THE TASK -
Identify the lines that contain the string "React" and copy all of them.
>> Begin
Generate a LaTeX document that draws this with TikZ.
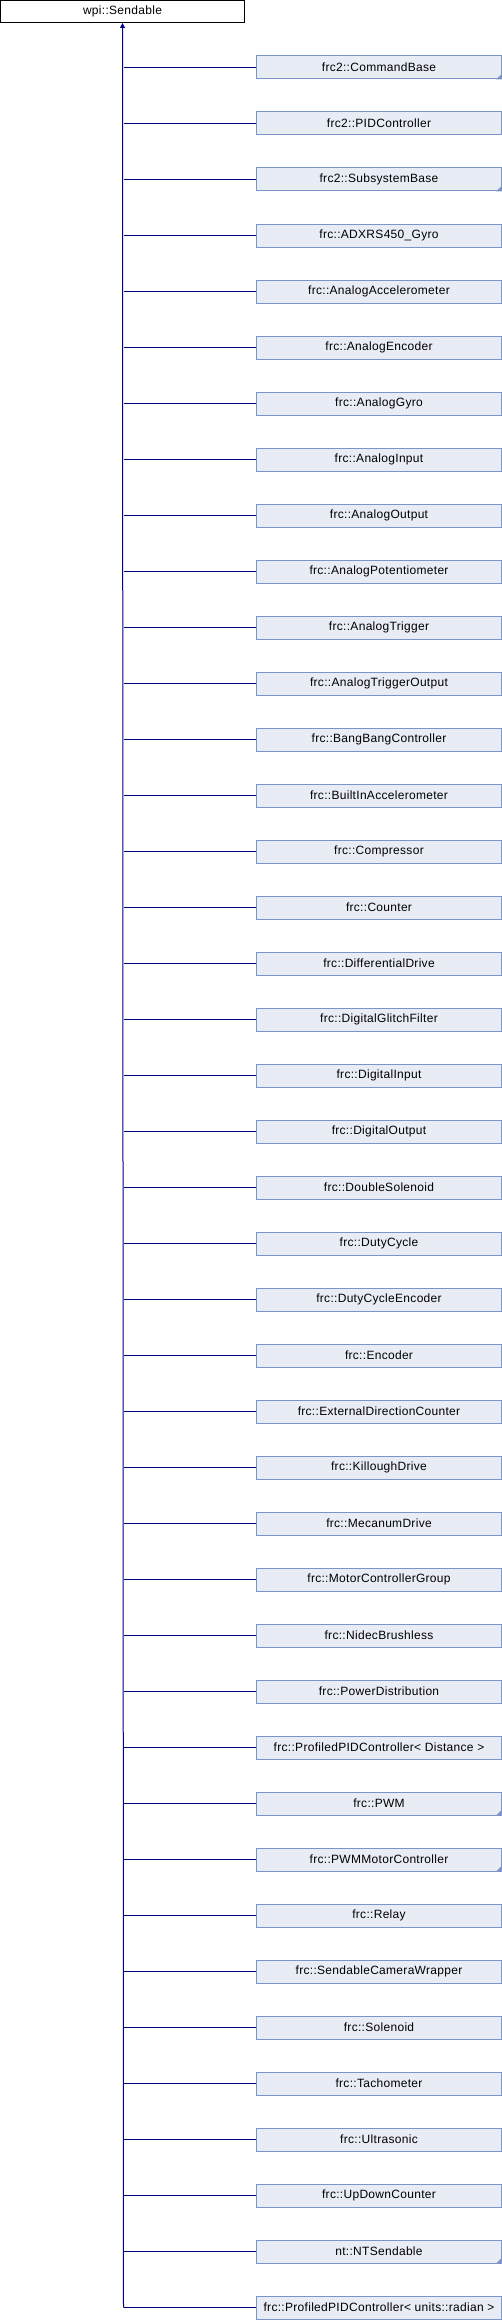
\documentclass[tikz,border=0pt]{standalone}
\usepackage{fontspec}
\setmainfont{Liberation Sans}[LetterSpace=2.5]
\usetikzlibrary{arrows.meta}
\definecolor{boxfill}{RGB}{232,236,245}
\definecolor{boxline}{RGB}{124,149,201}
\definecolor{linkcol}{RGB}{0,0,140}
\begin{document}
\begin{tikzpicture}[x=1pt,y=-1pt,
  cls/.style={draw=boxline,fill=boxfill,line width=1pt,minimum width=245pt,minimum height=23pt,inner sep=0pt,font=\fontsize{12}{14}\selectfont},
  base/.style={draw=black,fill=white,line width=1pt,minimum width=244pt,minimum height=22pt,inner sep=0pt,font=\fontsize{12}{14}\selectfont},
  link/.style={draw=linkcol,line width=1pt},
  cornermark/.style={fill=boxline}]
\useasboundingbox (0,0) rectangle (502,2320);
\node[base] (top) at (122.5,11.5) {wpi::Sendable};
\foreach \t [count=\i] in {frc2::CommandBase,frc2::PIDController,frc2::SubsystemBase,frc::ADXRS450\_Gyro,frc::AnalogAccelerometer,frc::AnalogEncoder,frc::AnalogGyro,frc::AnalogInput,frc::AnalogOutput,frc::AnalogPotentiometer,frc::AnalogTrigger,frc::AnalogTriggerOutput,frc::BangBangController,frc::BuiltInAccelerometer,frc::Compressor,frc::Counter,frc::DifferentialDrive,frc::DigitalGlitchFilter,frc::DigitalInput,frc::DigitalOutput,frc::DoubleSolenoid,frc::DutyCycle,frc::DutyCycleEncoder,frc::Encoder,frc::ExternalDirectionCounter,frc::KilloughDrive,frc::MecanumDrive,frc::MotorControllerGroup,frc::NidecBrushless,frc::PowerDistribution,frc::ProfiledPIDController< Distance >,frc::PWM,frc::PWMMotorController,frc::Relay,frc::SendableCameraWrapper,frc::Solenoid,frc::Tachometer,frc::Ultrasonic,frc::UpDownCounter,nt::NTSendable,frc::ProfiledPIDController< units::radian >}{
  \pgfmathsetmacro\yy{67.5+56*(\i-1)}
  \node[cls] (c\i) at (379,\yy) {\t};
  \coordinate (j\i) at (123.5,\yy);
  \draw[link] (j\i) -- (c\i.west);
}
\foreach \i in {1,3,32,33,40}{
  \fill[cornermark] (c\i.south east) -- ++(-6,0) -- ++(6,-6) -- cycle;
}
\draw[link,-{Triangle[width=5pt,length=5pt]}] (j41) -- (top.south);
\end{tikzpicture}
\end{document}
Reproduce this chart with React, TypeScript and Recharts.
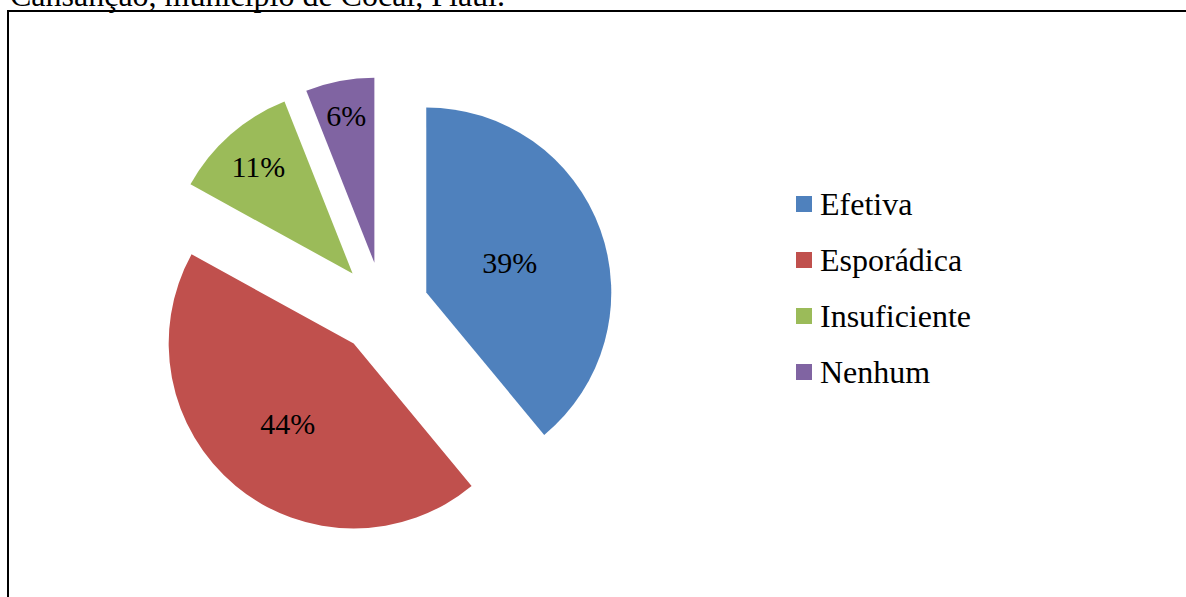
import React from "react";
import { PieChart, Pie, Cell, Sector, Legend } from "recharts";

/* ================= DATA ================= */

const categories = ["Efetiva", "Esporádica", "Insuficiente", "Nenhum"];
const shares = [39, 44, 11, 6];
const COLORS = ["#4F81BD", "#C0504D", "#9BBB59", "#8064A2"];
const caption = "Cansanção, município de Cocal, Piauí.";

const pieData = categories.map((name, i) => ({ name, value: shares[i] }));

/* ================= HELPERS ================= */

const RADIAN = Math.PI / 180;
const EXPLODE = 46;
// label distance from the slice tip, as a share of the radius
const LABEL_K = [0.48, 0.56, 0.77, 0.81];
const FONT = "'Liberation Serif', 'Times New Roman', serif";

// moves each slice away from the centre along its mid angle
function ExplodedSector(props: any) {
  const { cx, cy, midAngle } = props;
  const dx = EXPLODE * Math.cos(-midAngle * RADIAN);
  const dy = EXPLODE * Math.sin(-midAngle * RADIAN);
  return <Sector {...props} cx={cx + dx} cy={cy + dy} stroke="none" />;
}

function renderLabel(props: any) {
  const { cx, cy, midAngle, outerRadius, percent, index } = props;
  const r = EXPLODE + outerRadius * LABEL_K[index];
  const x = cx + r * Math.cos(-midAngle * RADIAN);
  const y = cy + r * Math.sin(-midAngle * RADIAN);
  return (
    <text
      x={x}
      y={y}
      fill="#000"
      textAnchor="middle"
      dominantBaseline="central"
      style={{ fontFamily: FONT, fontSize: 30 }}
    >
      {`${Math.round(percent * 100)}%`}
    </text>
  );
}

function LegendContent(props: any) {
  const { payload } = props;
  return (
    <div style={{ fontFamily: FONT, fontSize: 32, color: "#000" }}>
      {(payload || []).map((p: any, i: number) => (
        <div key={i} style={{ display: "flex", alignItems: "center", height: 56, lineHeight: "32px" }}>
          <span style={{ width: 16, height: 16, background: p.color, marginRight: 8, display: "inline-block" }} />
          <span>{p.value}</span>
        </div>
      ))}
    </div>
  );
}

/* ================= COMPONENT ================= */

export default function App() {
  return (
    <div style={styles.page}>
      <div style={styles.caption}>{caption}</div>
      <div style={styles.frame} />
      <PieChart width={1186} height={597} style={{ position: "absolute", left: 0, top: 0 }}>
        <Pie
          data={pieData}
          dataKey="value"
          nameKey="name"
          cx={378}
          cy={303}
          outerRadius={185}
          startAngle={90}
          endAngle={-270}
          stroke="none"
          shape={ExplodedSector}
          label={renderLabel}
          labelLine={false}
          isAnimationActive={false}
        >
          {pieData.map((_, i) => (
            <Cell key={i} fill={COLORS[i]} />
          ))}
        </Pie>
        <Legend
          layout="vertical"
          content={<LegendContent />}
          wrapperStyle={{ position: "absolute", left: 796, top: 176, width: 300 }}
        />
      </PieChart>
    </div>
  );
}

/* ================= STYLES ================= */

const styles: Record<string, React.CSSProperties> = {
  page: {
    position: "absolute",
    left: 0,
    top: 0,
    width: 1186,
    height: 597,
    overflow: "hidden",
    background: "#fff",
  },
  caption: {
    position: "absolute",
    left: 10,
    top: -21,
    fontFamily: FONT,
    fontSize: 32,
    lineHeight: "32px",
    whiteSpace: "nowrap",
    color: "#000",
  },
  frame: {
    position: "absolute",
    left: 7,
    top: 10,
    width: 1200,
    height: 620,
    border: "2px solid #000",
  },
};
>> End
ANSWER TO THIS PROBLEM -
Reproduce this chart with React, TypeScript and Recharts.
import React from "react";
const styles: Record<string, React.CSSProperties> = {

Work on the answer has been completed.